Watch those backgrounds!

Another tool in improving the look of your images is to carefully watch your backgrounds.  Pay particular attention to man made objects such as telephone poles, street lights, signs, cars, etc.  These can be very distracting to the image you shoot, and considerably take away from the composition and strength of the shot.

Many times, these distractions are easy to fix, if you are paying attention.  Moving 3-5 feet may allow an object to be hidden, or no longer be in the frame.  Or perhaps, crouching will allow the top of a pole or other tall item to be hidden by the train.  If not, perhaps a lower angle from a ditch, gully, or other spot below the right of way.  This technique will require shoot upwards towards the train as opposed to the more typical track side shot, but this type of angle can hide  many distractions.  For example, behind the shot below is a track side signal, easily hidden by the low angle.  Also, a major interstate highway is also on the opposite side of the tracks.  Had a more normal, at grade shot been made, or a shot with slight elevation above the tracks, not only would the signal likely be showing from behind the train, but an interstate highway with numerous vehicles would have easily been seen, very much distracting from the scene.  However, by going low, all distractions have been removed, with a clean sky behind the train, with attention to the subject matter, the train, considerably improving the shot.

RR-20120313-JointLine-5At other times, it may not be possible to remove the distraction by simply moving, or lowering your position.  Another technique that can work would be utilizing a longer focal length combined with a shallow depth of field.  Although this may cause less of the train itself to be sharp, attention can be focused on the area of interest with the train, typically a head on shot (though a broadside could still work with this approach), rendering the background blurry and not competing for the attention of the viewer.  Although the image below was not shot wide open at f2.8 or f4, the background still blurred with the utilization of the long lens (300mm), reducing some of the distraction behind the train.  A more wide open aperture closer to f2.8 would have maximized this effect.


Yet another way to divert attention from a distracting background would be to utilize a wide angle lenses, particularly in the 16-20mm range.  Wide angle lenses result in the closer subjects being largest, and objects further away becoming quite small (the opposite of telephotos that compress the shot bringing in the background)..

So, to improve the results of your imagery, keep a careful eye on the backgrounds.  By carefully envisioning the shot, your images will significantly improve!


2 Responses to Watch those backgrounds!

  1. Tom Shank says:

    Tim… I have enjoyed your train photographs every since I discovered them some years ago.

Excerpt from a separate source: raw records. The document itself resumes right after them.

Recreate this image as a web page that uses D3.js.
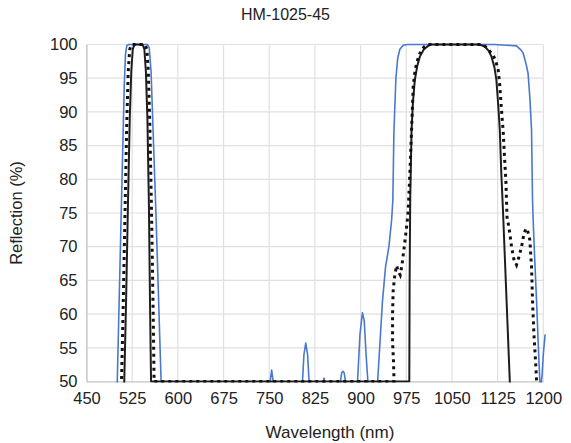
<!DOCTYPE html>
<html>
<head>
<meta charset="utf-8">
<script src="https://cdn.jsdelivr.net/npm/d3@7"></script>
<style>
  html, body { margin: 0; padding: 0; background: #ffffff; }
  svg { display: block; font-family: "Liberation Sans", Arial, Helvetica, sans-serif; }
</style>
</head>
<body>
<svg id="chart" width="571" height="443"></svg>
<script>
// ---- data ----
const chartTitle = "HM-1025-45";
const xLabel = "Wavelength (nm)";
const yLabel = "Reflection (%)";
const xTicks = [450, 525, 600, 675, 750, 825, 900, 975, 1050, 1125, 1200];
const yTicks = [50, 55, 60, 65, 70, 75, 80, 85, 90, 95, 100];

// blue solid series [wavelength nm, reflection %]
const blueSeries = [
  [495,40],[500.5,50],[507,75],[512,94],[514,98.5],[516,99.8],[519,100],[550,100],[553,99.5],[556,96],[564,75],[572.5,50],[576,40],
  [745,40],[750,49],[754,51.7],[758,49],[763,40],
  [800,40],[804,49],[807,54],[810,55.7],[813,54],[816,49],[820,40],
  [835,45],[838,49.5],[840,50.5],[842,49.5],[845,45],
  [862,40],[866,49.5],[869,51.3],[871,51.5],[873,51.3],[876,49.5],[880,40],
  [890,40],[895,50],[899,57],[903,60.2],[906,59],[909,54],[912,50],[915,42],
  [922,42],[928,50],[932,56],[936,62],[941,67],[946.5,70],[951,74],[953,77],[954.7,87],[958,95],[961,98],[964.5,99.3],[970,99.9],[976,100],
  [1120,100],[1140,99.9],[1156,99.8],[1163,99.2],[1167,98.7],[1172,97],[1175,95.7],[1178,92],[1180.7,87.3],[1182.3,77],[1183.3,74],[1186,68],[1188.9,62],[1191.5,56],[1194.3,50],[1196,49.3],[1198,51],[1200,54],[1203,57]
];

// black solid series
const solidSeries = [
  [500,40],[510.5,46],[512,50],[515,62],[518,76],[521,89],[523.5,96],[526,99.3],[529,100],[542,100],[545,99.3],[547.5,96],[550,89],[552.5,76],[554.5,60],[556,50],
  [980,50],[980.5,65],[981.5,77],[983.7,87.3],[986,91.5],[989,94.7],[993,96.8],[997.3,98.2],[1004,99.3],[1011,99.8],[1015,100],
  [1095,100],[1104,99.7],[1110,99.1],[1115,98.2],[1120,96.5],[1123,94.7],[1126,91],[1128.6,87.3],[1131,81],[1133.5,76],[1145,50],[1146,47]
];

// black dotted series
const dottedSeries = [
  [502,40],[507.5,50],[510,60],[513,74],[516,88],[518.5,96],[521,99.3],[524,100],[546,100],[549,99.3],[551.5,96],[554,88],[557,74],[559.5,60],[561,50],
  [955,50],[954,53],[952.5,56],[952.5,60],[953.5,63.5],[956,65.6],[959,67.2],[962,66.3],[965,65.8],[968,67.3],[971,69.5],[975,72.5],[978,75],[980.5,80],[983.7,87.3],[986.4,93.7],[989,95.8],[991.9,97.2],[996,98.4],[1000,99.2],[1005,99.7],[1011,100],
  [1100,100],[1105,99.7],[1111,99.1],[1117.7,98.4],[1122,97.5],[1125.9,96.2],[1128,94.5],[1129.8,92.3],[1132,89.5],[1134,87.3],[1136.5,83],[1138.5,79.9],[1140.6,74],[1142.3,73.5],[1145,72],[1147.8,70],[1152,68],[1156,67.3],[1160,68.5],[1164.3,70],[1168,71.8],[1171.3,72.7],[1174,72.5],[1177.9,71],[1180.7,67],[1182.3,62],[1184.5,57.2],[1187.8,52.2],[1189,50],[1190,47]
];

// ---- layout ----
const W = 571, H = 443;
const plot = { left: 86.5, right: 543.3, top: 44.5, bottom: 381.5 };

const svg = d3.select("#chart");
const x = d3.scaleLinear().domain([450, 1200]).range([plot.left, plot.right]);
const y = d3.scaleLinear().domain([50, 100]).range([plot.bottom, plot.top]);

// gridlines
const grid = svg.append("g");
grid.selectAll("line.h").data(yTicks).enter().append("line")
  .attr("x1", plot.left).attr("x2", plot.right)
  .attr("y1", d => y(d)).attr("y2", d => y(d))
  .attr("stroke", "#e0e0e0").attr("stroke-width", 1.2);
grid.selectAll("line.v").data(xTicks).enter().append("line")
  .attr("x1", d => x(d)).attr("x2", d => x(d))
  .attr("y1", plot.top).attr("y2", plot.bottom)
  .attr("stroke", "#e0e0e0").attr("stroke-width", 1.2);

// axes
const xAxis = d3.axisBottom(x).tickValues(xTicks).tickSize(0).tickPadding(11).tickFormat(d3.format("d"));
const yAxis = d3.axisLeft(y).tickValues(yTicks).tickSize(0).tickPadding(9).tickFormat(d3.format("d"));
const gx = svg.append("g").attr("transform", `translate(0,${plot.bottom})`).call(xAxis);
const gy = svg.append("g").attr("transform", `translate(${plot.left},0)`).call(yAxis);
[gx, gy].forEach(g => {
  g.select(".domain").attr("stroke", "#c4c4c4").attr("stroke-width", 1.2);
  g.selectAll("text").attr("fill", "#222").style("font-size", "16.5px").style("font-family", "'Liberation Sans', Arial, sans-serif");
});

// clip
svg.append("clipPath").attr("id", "clip").append("rect")
  .attr("x", plot.left).attr("y", plot.top - 2)
  .attr("width", plot.right - plot.left + 6).attr("height", plot.bottom - plot.top + 3);

const line = d3.line().x(d => x(d[0])).y(d => y(d[1])).curve(d3.curveLinear);
const series = svg.append("g").attr("clip-path", "url(#clip)");

series.append("path").datum(blueSeries).attr("d", line)
  .attr("fill", "none").attr("stroke", "#4a78d0").attr("stroke-width", 1.6).attr("stroke-linejoin", "round");
series.append("path").datum(solidSeries).attr("d", line)
  .attr("fill", "none").attr("stroke", "#1e1e1e").attr("stroke-width", 2).attr("stroke-linejoin", "round");
series.append("path").datum(dottedSeries).attr("d", line)
  .attr("fill", "none").attr("stroke", "#111").attr("stroke-width", 3).attr("stroke-dasharray", "3 4");

// title & axis labels
svg.append("text").attr("x", W / 2).attr("y", 20).attr("text-anchor", "middle")
  .attr("fill", "#222").style("font-size", "16px").text(chartTitle);
svg.append("text").attr("x", 330).attr("y", 438).attr("text-anchor", "middle")
  .attr("fill", "#222").style("font-size", "17px").text(xLabel);
svg.append("text").attr("transform", `translate(22,${(plot.top + plot.bottom) / 2}) rotate(-90)`)
  .attr("text-anchor", "middle").attr("fill", "#222").style("font-size", "16.5px").text(yLabel);
</script>
</body>
</html>
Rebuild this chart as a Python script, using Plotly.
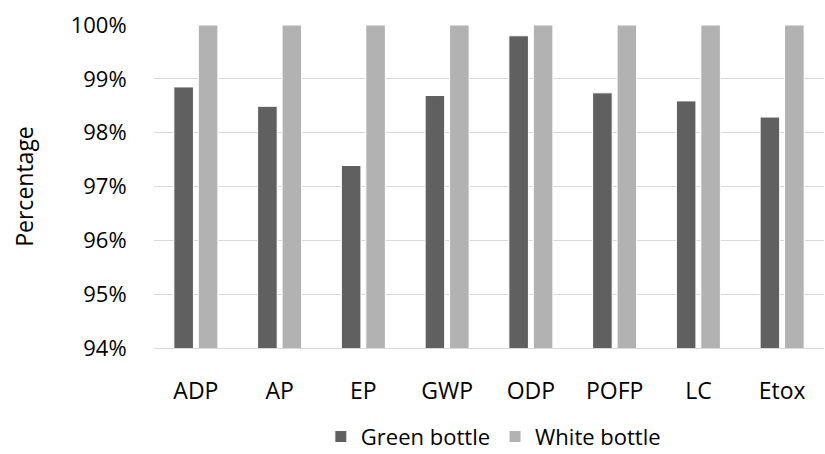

I particularly like the combination of your compositions with mid morning or late evening lighting. Your shots are clean and well thought out. I most particularly appreciate your eye for composition, however. And as expected, every shot is perfectly focused. Your shots are some of the very best I have seen both on the internet and in most train magazines. Each one is award worthy. You have the talent to make bad countryside look appealing. It is obvious to the trained (pun intended) eye that you definitely do your homework and “Go After” your shots. I think Focus is number one, followed by Lighting and then Composition. In truth, all three are essential ingredients for every shot. You do that very well. You would probably agree that “Luck” is also a big part of a special shot. However, luck is more to your advantage if you prepare early, go the extra distance, and have a passion for what you are doing. Trains are my passion and most obviously yours as well. That’s why I love your Train photography so much. Your Train photography inspires me to mimic your style and to spend more time mastering the art. Thank you for sharing your passion with us and hope that you will bring us more of the same. Sincerely, Tom Shank.